Women Owned Businesses and Crowdfunding

Women are Driving Business Growth

Women are creating more businesses than their male counterparts, and African American and Latina women are driving that trend. However, women, especially non-white women, still lag in  revenue and job creation. According to the report State of Women Owned Businesses From 2017 to 2018, women–owned firms—defined as firms that are at least 51% owned and controlled by women—grew by 6% compared to 1.6% growth by all firms. Women make up 40% of all firms, but their numbers have been growing at an average 4% per year for the past decade, compared to 1% for all firms. If that growth rate continues, women are on track to become the majority of small business owners.

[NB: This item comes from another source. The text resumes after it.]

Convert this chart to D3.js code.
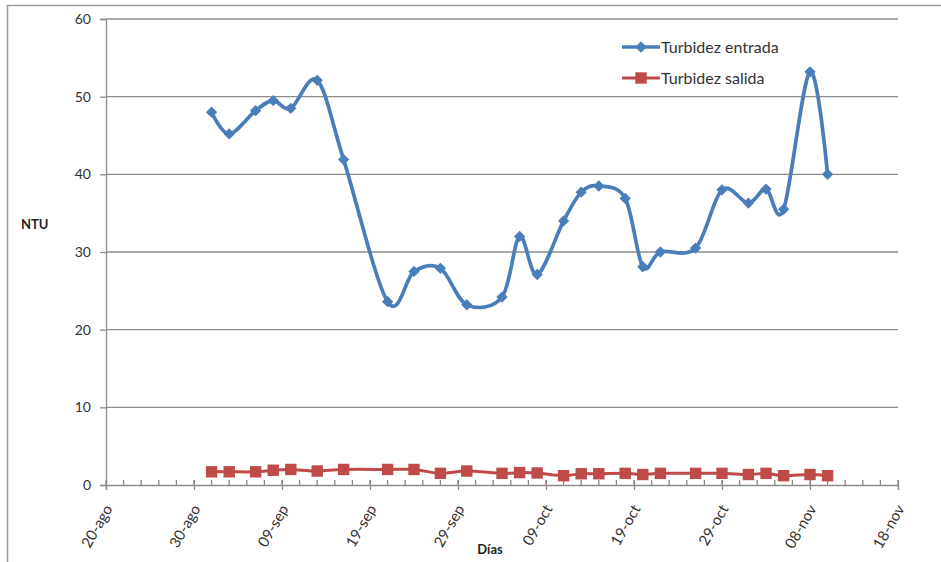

Women Owned Businesses by the Numbers

These women-owned businesses employ 8% of the total private sector workforce and contribute 4.3% of total revenues. When firms that are equally owned by women and men are included, those numbers jump firms at least 50% owned by women account for 48% of all businesses, employ 14% of the workforce and generate $3.1 trillion in revenues (7% of revenues). Yet Less than 1% of black women founders get VC funding. What does this mean for the future of inclusive innovation?

The Failure of Venture Capital

The Venture Capital industry is 70% white, 82% male, and only employed eight black women and two Latinas. With such homogeneous and insular industry statistics as these, it can easily lead to under funding, or not even finding, good technology and founders born of these communities. Black women are the most educated and entrepreneurial group in the U.S., yet they receive less than 1% of VC funding. What is the solution to this financial and cultural conundrum.

Enter Crowdfunding

While many women pursue the dream of having their own business, many fail because of insufficient capital to cover start-up and operational costs. And that’s unfortunate because research shows that women-led business enterprises are more profitable. Enter Crowdfunding frustrated female entrepreneurs struggling to get funding should set up a Kickstarter or Indiegogo page. While female-led ventures have long struggled to get financial backing from banks and investors (who are predominantly male), a new Indiana University report finds that women actually have an easier time getting money on crowdfunding platforms than men do.